Quote exactly the lines spanning from the top of the data below to the line that contains "a_peak_hf = [60.8, 33.6, 9.4]", including both.
━━━ Recorded information
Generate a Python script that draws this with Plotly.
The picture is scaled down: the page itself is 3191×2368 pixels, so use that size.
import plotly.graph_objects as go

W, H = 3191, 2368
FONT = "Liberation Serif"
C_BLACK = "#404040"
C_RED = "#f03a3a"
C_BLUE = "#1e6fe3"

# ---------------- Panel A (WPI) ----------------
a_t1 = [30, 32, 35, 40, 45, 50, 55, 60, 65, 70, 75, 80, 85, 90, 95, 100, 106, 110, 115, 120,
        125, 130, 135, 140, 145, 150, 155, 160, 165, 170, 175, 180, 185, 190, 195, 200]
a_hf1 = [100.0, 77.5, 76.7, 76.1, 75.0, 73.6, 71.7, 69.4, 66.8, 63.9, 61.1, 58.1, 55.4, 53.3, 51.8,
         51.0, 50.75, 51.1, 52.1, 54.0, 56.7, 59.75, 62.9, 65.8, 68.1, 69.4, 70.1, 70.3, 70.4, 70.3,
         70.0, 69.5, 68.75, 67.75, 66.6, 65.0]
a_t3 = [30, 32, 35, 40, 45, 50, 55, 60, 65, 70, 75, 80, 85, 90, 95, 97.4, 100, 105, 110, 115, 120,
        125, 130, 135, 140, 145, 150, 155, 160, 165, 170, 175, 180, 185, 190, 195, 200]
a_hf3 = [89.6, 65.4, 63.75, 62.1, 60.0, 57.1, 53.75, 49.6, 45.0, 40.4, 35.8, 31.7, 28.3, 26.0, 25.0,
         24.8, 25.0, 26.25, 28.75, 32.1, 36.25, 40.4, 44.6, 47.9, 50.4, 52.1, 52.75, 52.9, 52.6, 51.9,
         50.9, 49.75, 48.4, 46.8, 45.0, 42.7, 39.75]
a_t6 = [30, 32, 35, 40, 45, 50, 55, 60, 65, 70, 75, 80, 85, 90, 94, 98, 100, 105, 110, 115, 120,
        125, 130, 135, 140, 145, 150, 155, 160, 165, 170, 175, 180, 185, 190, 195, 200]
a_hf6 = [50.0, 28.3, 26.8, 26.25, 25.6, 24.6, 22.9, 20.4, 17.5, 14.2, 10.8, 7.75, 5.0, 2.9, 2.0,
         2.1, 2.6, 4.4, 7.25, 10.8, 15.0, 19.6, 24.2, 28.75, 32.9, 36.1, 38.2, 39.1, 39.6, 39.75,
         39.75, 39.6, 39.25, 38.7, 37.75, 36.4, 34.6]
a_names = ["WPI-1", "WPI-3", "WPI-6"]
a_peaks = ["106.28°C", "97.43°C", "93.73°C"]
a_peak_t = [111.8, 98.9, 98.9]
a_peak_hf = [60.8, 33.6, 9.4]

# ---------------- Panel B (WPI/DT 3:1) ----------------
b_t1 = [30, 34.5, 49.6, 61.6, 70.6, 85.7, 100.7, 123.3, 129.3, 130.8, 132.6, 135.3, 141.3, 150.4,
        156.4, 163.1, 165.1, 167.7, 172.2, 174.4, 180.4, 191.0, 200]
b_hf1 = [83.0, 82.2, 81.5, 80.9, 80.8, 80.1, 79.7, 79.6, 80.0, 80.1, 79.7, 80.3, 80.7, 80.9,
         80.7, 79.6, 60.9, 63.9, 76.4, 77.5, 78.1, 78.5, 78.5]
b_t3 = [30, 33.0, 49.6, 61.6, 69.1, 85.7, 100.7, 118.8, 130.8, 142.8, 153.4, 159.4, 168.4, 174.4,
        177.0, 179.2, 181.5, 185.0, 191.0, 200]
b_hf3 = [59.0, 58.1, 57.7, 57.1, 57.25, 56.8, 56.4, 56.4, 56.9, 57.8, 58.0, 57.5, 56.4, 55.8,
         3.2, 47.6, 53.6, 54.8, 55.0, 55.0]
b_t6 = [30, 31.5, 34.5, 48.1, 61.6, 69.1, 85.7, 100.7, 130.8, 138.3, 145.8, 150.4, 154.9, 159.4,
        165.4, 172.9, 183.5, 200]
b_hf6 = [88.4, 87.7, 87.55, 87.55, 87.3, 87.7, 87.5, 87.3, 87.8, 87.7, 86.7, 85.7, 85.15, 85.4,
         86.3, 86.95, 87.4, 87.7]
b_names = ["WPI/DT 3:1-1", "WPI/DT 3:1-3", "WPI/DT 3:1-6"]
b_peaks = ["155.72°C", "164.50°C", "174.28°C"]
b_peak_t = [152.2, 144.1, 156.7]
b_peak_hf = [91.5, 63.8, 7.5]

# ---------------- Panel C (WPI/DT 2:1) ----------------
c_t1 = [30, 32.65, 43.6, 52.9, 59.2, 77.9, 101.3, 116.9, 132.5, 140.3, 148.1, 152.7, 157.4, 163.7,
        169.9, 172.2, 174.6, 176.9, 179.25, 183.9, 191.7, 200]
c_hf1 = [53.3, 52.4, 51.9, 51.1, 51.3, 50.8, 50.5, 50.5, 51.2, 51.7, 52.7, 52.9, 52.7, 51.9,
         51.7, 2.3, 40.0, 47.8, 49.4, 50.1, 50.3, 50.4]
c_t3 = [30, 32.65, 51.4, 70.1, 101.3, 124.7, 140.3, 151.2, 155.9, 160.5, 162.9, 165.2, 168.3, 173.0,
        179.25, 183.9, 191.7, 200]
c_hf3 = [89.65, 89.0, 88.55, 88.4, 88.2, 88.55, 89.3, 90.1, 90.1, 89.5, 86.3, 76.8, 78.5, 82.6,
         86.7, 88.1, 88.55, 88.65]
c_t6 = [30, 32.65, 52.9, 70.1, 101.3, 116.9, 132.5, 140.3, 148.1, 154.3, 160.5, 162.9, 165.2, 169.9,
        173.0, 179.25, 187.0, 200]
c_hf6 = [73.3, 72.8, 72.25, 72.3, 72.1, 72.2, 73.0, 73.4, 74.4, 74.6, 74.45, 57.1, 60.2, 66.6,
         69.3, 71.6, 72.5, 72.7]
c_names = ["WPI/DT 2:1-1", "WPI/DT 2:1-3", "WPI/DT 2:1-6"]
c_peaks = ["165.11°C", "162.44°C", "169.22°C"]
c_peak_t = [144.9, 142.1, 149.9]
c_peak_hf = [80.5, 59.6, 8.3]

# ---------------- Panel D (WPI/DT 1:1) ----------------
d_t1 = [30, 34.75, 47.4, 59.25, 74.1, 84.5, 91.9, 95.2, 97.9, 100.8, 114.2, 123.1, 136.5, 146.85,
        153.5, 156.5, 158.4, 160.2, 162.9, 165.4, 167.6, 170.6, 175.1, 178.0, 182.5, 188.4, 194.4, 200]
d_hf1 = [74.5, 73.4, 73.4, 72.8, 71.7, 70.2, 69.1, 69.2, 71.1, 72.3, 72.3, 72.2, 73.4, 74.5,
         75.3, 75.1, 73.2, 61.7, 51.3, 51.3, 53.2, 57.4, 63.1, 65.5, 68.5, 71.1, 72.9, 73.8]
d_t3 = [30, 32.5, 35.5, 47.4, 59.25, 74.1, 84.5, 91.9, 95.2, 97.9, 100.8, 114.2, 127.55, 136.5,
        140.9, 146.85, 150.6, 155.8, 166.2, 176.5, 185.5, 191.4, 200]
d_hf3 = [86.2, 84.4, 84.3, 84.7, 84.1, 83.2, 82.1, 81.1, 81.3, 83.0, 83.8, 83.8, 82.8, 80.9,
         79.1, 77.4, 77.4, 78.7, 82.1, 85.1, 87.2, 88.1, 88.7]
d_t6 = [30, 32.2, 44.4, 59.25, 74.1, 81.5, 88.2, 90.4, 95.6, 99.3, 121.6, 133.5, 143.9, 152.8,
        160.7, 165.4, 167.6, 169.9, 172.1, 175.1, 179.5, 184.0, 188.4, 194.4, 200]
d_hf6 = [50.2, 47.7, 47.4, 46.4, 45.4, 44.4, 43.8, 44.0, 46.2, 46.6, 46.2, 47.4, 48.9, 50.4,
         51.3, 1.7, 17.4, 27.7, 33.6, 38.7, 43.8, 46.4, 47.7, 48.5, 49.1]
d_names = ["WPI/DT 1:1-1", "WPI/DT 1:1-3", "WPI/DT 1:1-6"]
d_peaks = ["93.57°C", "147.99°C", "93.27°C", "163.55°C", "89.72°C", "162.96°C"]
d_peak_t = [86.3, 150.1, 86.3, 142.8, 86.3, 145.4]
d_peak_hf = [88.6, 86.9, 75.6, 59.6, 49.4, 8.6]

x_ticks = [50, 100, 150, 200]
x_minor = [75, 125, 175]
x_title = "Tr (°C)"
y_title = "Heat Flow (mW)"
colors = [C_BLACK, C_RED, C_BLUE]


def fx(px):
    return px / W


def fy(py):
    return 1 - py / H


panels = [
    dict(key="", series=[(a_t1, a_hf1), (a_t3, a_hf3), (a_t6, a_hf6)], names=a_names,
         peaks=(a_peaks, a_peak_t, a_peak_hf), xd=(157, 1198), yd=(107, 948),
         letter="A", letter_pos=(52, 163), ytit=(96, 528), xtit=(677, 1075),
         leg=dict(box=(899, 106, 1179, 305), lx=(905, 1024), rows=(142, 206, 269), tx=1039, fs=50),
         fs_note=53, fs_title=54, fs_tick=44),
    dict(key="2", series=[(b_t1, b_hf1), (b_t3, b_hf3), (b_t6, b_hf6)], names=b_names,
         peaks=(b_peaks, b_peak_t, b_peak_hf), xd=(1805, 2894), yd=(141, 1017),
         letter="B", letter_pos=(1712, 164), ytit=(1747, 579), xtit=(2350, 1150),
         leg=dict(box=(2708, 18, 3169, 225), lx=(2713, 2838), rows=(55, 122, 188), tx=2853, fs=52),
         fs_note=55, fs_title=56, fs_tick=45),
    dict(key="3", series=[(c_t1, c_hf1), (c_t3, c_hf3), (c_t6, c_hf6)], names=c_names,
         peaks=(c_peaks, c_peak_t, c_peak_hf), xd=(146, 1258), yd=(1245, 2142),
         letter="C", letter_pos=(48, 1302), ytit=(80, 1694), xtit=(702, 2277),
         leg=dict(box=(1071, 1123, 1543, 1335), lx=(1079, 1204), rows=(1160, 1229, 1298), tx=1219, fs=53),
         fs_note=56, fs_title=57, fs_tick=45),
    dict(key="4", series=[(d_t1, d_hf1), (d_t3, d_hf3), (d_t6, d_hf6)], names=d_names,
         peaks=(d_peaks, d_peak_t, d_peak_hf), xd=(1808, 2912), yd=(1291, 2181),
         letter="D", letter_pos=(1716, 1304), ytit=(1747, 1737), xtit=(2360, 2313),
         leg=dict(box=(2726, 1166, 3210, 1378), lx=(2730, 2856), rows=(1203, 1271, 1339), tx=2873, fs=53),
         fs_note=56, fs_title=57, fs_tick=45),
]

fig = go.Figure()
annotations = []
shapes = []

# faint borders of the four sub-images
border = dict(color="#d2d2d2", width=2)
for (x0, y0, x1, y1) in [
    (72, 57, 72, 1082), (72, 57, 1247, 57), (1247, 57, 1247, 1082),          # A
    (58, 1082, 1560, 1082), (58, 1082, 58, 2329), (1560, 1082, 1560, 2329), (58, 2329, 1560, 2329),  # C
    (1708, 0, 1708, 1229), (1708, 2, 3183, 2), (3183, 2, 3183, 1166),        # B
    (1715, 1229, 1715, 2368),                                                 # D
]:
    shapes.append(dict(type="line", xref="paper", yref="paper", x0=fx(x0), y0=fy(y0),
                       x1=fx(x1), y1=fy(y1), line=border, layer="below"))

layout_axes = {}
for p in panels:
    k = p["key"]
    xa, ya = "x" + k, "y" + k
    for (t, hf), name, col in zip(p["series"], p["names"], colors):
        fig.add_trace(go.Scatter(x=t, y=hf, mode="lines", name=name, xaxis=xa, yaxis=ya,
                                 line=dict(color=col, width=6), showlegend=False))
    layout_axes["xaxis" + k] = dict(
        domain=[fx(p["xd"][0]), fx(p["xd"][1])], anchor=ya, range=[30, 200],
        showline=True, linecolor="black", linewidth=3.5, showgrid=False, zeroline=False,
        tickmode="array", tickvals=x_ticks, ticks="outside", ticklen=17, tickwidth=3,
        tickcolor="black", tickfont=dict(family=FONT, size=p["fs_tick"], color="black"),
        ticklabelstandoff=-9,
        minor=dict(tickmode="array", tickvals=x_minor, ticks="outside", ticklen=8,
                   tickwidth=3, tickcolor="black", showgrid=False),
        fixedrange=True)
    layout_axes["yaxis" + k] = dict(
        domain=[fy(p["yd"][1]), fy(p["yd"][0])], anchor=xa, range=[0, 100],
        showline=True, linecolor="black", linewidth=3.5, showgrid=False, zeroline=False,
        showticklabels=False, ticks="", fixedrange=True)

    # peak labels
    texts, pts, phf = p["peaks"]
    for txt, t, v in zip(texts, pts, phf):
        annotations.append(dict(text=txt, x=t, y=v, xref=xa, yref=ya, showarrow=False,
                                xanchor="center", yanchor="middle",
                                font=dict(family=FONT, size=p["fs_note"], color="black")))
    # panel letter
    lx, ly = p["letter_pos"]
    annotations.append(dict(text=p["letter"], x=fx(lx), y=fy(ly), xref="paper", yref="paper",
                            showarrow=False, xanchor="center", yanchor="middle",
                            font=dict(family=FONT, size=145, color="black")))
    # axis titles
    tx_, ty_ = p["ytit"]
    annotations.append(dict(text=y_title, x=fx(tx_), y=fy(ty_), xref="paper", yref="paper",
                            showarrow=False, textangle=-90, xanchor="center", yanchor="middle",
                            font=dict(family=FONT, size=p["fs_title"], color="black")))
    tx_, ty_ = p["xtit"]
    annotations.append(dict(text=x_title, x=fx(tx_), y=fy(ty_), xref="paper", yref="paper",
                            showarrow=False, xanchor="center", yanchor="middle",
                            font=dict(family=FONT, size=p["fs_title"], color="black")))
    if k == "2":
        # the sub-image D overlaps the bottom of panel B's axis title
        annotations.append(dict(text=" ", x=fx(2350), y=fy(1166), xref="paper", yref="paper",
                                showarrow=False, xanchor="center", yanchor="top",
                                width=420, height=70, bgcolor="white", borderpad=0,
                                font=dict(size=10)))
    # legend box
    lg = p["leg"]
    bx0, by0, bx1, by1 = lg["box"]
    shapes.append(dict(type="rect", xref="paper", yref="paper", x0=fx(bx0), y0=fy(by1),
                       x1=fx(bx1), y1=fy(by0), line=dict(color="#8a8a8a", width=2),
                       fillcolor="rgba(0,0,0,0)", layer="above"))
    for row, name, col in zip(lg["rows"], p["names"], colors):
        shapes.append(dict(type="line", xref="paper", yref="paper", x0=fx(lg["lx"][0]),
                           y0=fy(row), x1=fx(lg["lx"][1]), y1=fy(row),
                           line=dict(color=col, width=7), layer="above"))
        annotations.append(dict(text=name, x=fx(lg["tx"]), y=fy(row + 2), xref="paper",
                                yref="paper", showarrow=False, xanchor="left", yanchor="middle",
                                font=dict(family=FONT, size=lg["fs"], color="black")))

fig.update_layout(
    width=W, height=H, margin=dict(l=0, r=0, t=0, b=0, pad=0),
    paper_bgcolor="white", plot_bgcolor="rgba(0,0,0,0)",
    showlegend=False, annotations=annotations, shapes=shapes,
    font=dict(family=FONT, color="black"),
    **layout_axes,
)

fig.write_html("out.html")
━━━━━━
### Result of this task
Generate a Python script that draws this with Plotly.
The picture is scaled down: the page itself is 3191×2368 pixels, so use that size.
import plotly.graph_objects as go

W, H = 3191, 2368
FONT = "Liberation Serif"
C_BLACK = "#404040"
C_RED = "#f03a3a"
C_BLUE = "#1e6fe3"

# ---------------- Panel A (WPI) ----------------
a_t1 = [30, 32, 35, 40, 45, 50, 55, 60, 65, 70, 75, 80, 85, 90, 95, 100, 106, 110, 115, 120,
        125, 130, 135, 140, 145, 150, 155, 160, 165, 170, 175, 180, 185, 190, 195, 200]
a_hf1 = [100.0, 77.5, 76.7, 76.1, 75.0, 73.6, 71.7, 69.4, 66.8, 63.9, 61.1, 58.1, 55.4, 53.3, 51.8,
         51.0, 50.75, 51.1, 52.1, 54.0, 56.7, 59.75, 62.9, 65.8, 68.1, 69.4, 70.1, 70.3, 70.4, 70.3,
         70.0, 69.5, 68.75, 67.75, 66.6, 65.0]
a_t3 = [30, 32, 35, 40, 45, 50, 55, 60, 65, 70, 75, 80, 85, 90, 95, 97.4, 100, 105, 110, 115, 120,
        125, 130, 135, 140, 145, 150, 155, 160, 165, 170, 175, 180, 185, 190, 195, 200]
a_hf3 = [89.6, 65.4, 63.75, 62.1, 60.0, 57.1, 53.75, 49.6, 45.0, 40.4, 35.8, 31.7, 28.3, 26.0, 25.0,
         24.8, 25.0, 26.25, 28.75, 32.1, 36.25, 40.4, 44.6, 47.9, 50.4, 52.1, 52.75, 52.9, 52.6, 51.9,
         50.9, 49.75, 48.4, 46.8, 45.0, 42.7, 39.75]
a_t6 = [30, 32, 35, 40, 45, 50, 55, 60, 65, 70, 75, 80, 85, 90, 94, 98, 100, 105, 110, 115, 120,
        125, 130, 135, 140, 145, 150, 155, 160, 165, 170, 175, 180, 185, 190, 195, 200]
a_hf6 = [50.0, 28.3, 26.8, 26.25, 25.6, 24.6, 22.9, 20.4, 17.5, 14.2, 10.8, 7.75, 5.0, 2.9, 2.0,
         2.1, 2.6, 4.4, 7.25, 10.8, 15.0, 19.6, 24.2, 28.75, 32.9, 36.1, 38.2, 39.1, 39.6, 39.75,
         39.75, 39.6, 39.25, 38.7, 37.75, 36.4, 34.6]
a_names = ["WPI-1", "WPI-3", "WPI-6"]
a_peaks = ["106.28°C", "97.43°C", "93.73°C"]
a_peak_t = [111.8, 98.9, 98.9]
a_peak_hf = [60.8, 33.6, 9.4]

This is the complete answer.